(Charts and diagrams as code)
════════════════

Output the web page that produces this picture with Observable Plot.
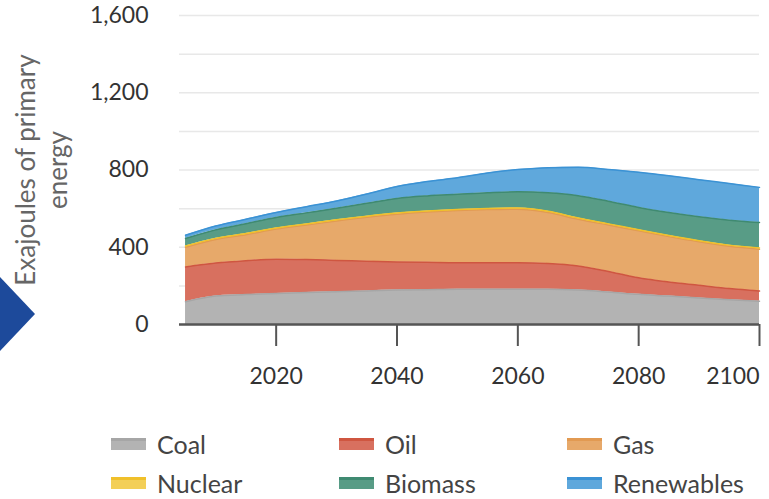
<!DOCTYPE html>
<html>
<head>
<meta charset="utf-8">
<script src="https://cdn.jsdelivr.net/npm/d3@7"></script>
<script src="https://cdn.jsdelivr.net/npm/@observablehq/plot@0.6"></script>
<style>
  html, body { margin: 0; padding: 0; background: #fff; }
  body { width: 769px; height: 499px; position: relative; overflow: hidden; font-family: Lato, "Open Sans", sans-serif; }
  #chart { position: absolute; left: 0; top: 0; }
  #chevron { position: absolute; left: 0; top: 277px; width: 35px; height: 74px; background: #1d4a9b;
             clip-path: polygon(0 0, 100% 50%, 0 100%); }
  #legend { position: absolute; left: 111px; top: 424px; display: grid;
            grid-template-columns: 228px 228px 200px; grid-auto-rows: 39px; }
  .item { display: flex; align-items: center; font-size: 25px; color: #444; }
  .sw { width: 35px; height: 9px; border-top: 3px solid; margin-right: 11px; }
</style>
</head>
<body>
<div id="chart"></div>
<div id="chevron"></div>
<div id="legend"></div>
<script>
const years      = [2005, 2010, 2015, 2020, 2025, 2030, 2035, 2040, 2045, 2050, 2055, 2060, 2065, 2070, 2075, 2080, 2085, 2090, 2095, 2100];
const coal       = [118, 148, 155, 161, 166, 170, 174, 178, 180, 182, 182, 182, 182, 178, 168, 156, 147, 137, 128, 121];
const oil        = [180, 170, 175, 177, 170, 162, 154, 146, 142, 138, 138, 138, 134, 125, 107, 86, 73, 66, 58, 52];
const gas        = [102, 122, 135, 156, 179, 204, 227, 247, 260, 270, 275, 277, 264, 242, 240, 243, 235, 225, 219, 217];
const nuclear    = [6, 6, 6, 6, 6, 6, 6, 6, 6, 6, 6, 6, 6, 6, 6, 6, 6, 6, 6, 6];
const biomass    = [39, 44, 51, 54, 57, 60, 67, 76, 78, 78, 81, 84, 96, 116, 117, 115, 119, 124, 129, 132];
const renewables = [17, 20, 23, 26, 32, 38, 48, 62, 74, 86, 103, 115, 130, 147, 165, 182, 190, 192, 190, 182];

const sources     = ["Coal", "Oil", "Gas", "Nuclear", "Biomass", "Renewables"];
const fillColors  = ["#b3b3b3", "#d8705f", "#e7a96a", "#f3cf58", "#589c86", "#5fa8dc"];
const lineColors  = ["#a6a6a6", "#cf5640", "#e29a52", "#f0c02a", "#3f8a71", "#3b92d4"];
const yTicks      = [0, 400, 800, 1200, 1600];
const gridTicks   = [0, 200, 400, 600, 800, 1000, 1200, 1400, 1600];
const xTicks      = [2020, 2040, 2060, 2080];
const xTickLast   = [2100];

const series = [coal, oil, gas, nuclear, biomass, renewables];
const data = [];
sources.forEach((s, i) => years.forEach((yr, j) => data.push({year: yr, source: s, value: series[i][j]})));

const curve = "monotone-x";
const chart = Plot.plot({
  width: 769,
  height: 400,
  marginTop: 15,
  marginBottom: 76,
  marginLeft: 179,
  marginRight: 10,
  style: {fontFamily: "Lato, 'Open Sans', sans-serif", background: "transparent"},
  x: {domain: [2004, 2100], axis: null, label: null},
  y: {domain: [0, 1600], axis: null, label: null},
  color: {domain: sources, range: fillColors},
  marks: [
    Plot.gridY(gridTicks, {stroke: "#e8e8e8", strokeOpacity: 1, strokeWidth: 1.5}),
    Plot.areaY(data, Plot.stackY({x: "year", y: "value", fill: "source", order: sources, curve})),
    Plot.lineY(data, Plot.stackY2({x: "year", y: "value", z: "source", stroke: d => lineColors[sources.indexOf(d.source)], order: sources, curve, strokeWidth: 1.5})),
    Plot.ruleY([0], {stroke: "#555", strokeWidth: 2.5}),
    Plot.axisX(xTicks, {label: null, tickSize: 22, tickPadding: 21, fontSize: 23, fill: "#333", stroke: "#555", strokeWidth: 2, tickFormat: d => String(d)}),
    Plot.axisX(xTickLast, {label: null, tickSize: 22, tickPadding: 21, fontSize: 23, fill: "#333", stroke: "#555", strokeWidth: 2, textAnchor: "end", tickFormat: d => String(d)}),
    Plot.axisY(yTicks, {label: null, tickSize: 0, tickPadding: 31, fontSize: 23, fill: "#333", tickFormat: d3.format(",")})
  ]
});
document.getElementById("chart").appendChild(chart);

// Y-axis title (two lines, rotated)
const svg = d3.select(chart);
const t = svg.append("text")
  .attr("transform", "translate(35,170) rotate(-90)")
  .attr("text-anchor", "middle")
  .attr("fill", "#666")
  .attr("font-size", 26)
  .attr("font-family", "Lato, 'Open Sans', sans-serif");
t.append("tspan").attr("x", 0).attr("dy", 0).text("Exajoules of primary");
t.append("tspan").attr("x", 0).attr("dy", 32).text("energy");

// Legend
const legend = document.getElementById("legend");
sources.forEach((s, i) => {
  const item = document.createElement("div");
  item.className = "item";
  const sw = document.createElement("span");
  sw.className = "sw";
  sw.style.background = fillColors[i];
  sw.style.borderTopColor = lineColors[i];
  item.appendChild(sw);
  item.appendChild(document.createTextNode(s));
  legend.appendChild(item);
});
</script>
</body>
</html>
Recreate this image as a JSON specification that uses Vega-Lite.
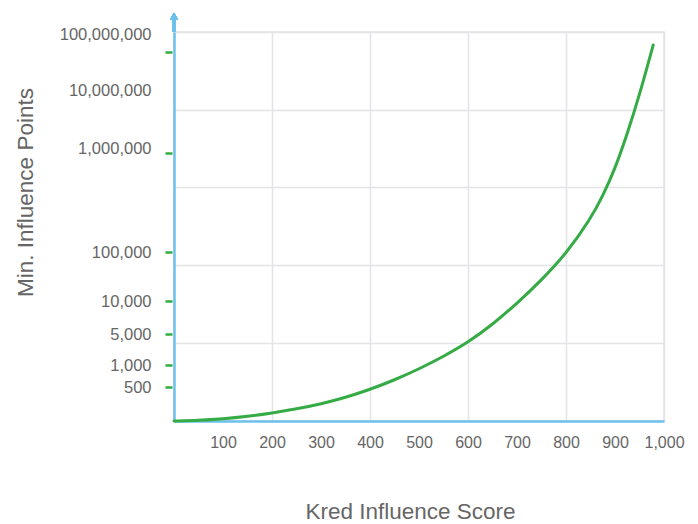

════════════════

● WHAT YOU NEED TO DO: Quote the records in full and exactly; skip any image.

● COMPLETE OUTPUT:
Output the web page that produces this picture with Observable Plot.
<!DOCTYPE html>
<html>
<head>
<meta charset="utf-8">
<script src="https://cdn.jsdelivr.net/npm/d3@7"></script>
<script src="https://cdn.jsdelivr.net/npm/@observablehq/plot@0.6"></script>
<style>
  html, body { margin: 0; padding: 0; background: #fff; }
  body { width: 769px; height: 499px; position: relative; overflow: hidden; font-family: Lato, "Open Sans", sans-serif; }
  #chart { position: absolute; left: 0; top: 0; }
  #chevron { position: absolute; left: 0; top: 277px; width: 35px; height: 74px; background: #1d4a9b;
             clip-path: polygon(0 0, 100% 50%, 0 100%); }
  #legend { position: absolute; left: 111px; top: 424px; display: grid;
            grid-template-columns: 228px 228px 200px; grid-auto-rows: 39px; }
  .item { display: flex; align-items: center; font-size: 25px; color: #444; }
  .sw { width: 35px; height: 9px; border-top: 3px solid; margin-right: 11px; }
</style>
</head>
<body>
<div id="chart"></div>
<div id="chevron"></div>
<div id="legend"></div>
<script>
const years      = [2005, 2010, 2015, 2020, 2025, 2030, 2035, 2040, 2045, 2050, 2055, 2060, 2065, 2070, 2075, 2080, 2085, 2090, 2095, 2100];
const coal       = [118, 148, 155, 161, 166, 170, 174, 178, 180, 182, 182, 182, 182, 178, 168, 156, 147, 137, 128, 121];
const oil        = [180, 170, 175, 177, 170, 162, 154, 146, 142, 138, 138, 138, 134, 125, 107, 86, 73, 66, 58, 52];
const gas        = [102, 122, 135, 156, 179, 204, 227, 247, 260, 270, 275, 277, 264, 242, 240, 243, 235, 225, 219, 217];
const nuclear    = [6, 6, 6, 6, 6, 6, 6, 6, 6, 6, 6, 6, 6, 6, 6, 6, 6, 6, 6, 6];
const biomass    = [39, 44, 51, 54, 57, 60, 67, 76, 78, 78, 81, 84, 96, 116, 117, 115, 119, 124, 129, 132];
const renewables = [17, 20, 23, 26, 32, 38, 48, 62, 74, 86, 103, 115, 130, 147, 165, 182, 190, 192, 190, 182];

const sources     = ["Coal", "Oil", "Gas", "Nuclear", "Biomass", "Renewables"];
const fillColors  = ["#b3b3b3", "#d8705f", "#e7a96a", "#f3cf58", "#589c86", "#5fa8dc"];
const lineColors  = ["#a6a6a6", "#cf5640", "#e29a52", "#f0c02a", "#3f8a71", "#3b92d4"];
const yTicks      = [0, 400, 800, 1200, 1600];
const gridTicks   = [0, 200, 400, 600, 800, 1000, 1200, 1400, 1600];
const xTicks      = [2020, 2040, 2060, 2080];
const xTickLast   = [2100];

const series = [coal, oil, gas, nuclear, biomass, renewables];
const data = [];
sources.forEach((s, i) => years.forEach((yr, j) => data.push({year: yr, source: s, value: series[i][j]})));

const curve = "monotone-x";
const chart = Plot.plot({
  width: 769,
  height: 400,
  marginTop: 15,
  marginBottom: 76,
  marginLeft: 179,
  marginRight: 10,
  style: {fontFamily: "Lato, 'Open Sans', sans-serif", background: "transparent"},
  x: {domain: [2004, 2100], axis: null, label: null},
  y: {domain: [0, 1600], axis: null, label: null},
  color: {domain: sources, range: fillColors},
  marks: [
    Plot.gridY(gridTicks, {stroke: "#e8e8e8", strokeOpacity: 1, strokeWidth: 1.5}),
    Plot.areaY(data, Plot.stackY({x: "year", y: "value", fill: "source", order: sources, curve})),
    Plot.lineY(data, Plot.stackY2({x: "year", y: "value", z: "source", stroke: d => lineColors[sources.indexOf(d.source)], order: sources, curve, strokeWidth: 1.5})),
    Plot.ruleY([0], {stroke: "#555", strokeWidth: 2.5}),
    Plot.axisX(xTicks, {label: null, tickSize: 22, tickPadding: 21, fontSize: 23, fill: "#333", stroke: "#555", strokeWidth: 2, tickFormat: d => String(d)}),
    Plot.axisX(xTickLast, {label: null, tickSize: 22, tickPadding: 21, fontSize: 23, fill: "#333", stroke: "#555", strokeWidth: 2, textAnchor: "end", tickFormat: d => String(d)}),
    Plot.axisY(yTicks, {label: null, tickSize: 0, tickPadding: 31, fontSize: 23, fill: "#333", tickFormat: d3.format(",")})
  ]
});
document.getElementById("chart").appendChild(chart);

// Y-axis title (two lines, rotated)
const svg = d3.select(chart);
const t = svg.append("text")
  .attr("transform", "translate(35,170) rotate(-90)")
  .attr("text-anchor", "middle")
  .attr("fill", "#666")
  .attr("font-size", 26)
  .attr("font-family", "Lato, 'Open Sans', sans-serif");
t.append("tspan").attr("x", 0).attr("dy", 0).text("Exajoules of primary");
t.append("tspan").attr("x", 0).attr("dy", 32).text("energy");

// Legend
const legend = document.getElementById("legend");
sources.forEach((s, i) => {
  const item = document.createElement("div");
  item.className = "item";
  const sw = document.createElement("span");
  sw.className = "sw";
  sw.style.background = fillColors[i];
  sw.style.borderTopColor = lineColors[i];
  item.appendChild(sw);
  item.appendChild(document.createTextNode(s));
  legend.appendChild(item);
});
</script>
</body>
</html>
Recreate this image as a JSON specification that uses Vega-Lite.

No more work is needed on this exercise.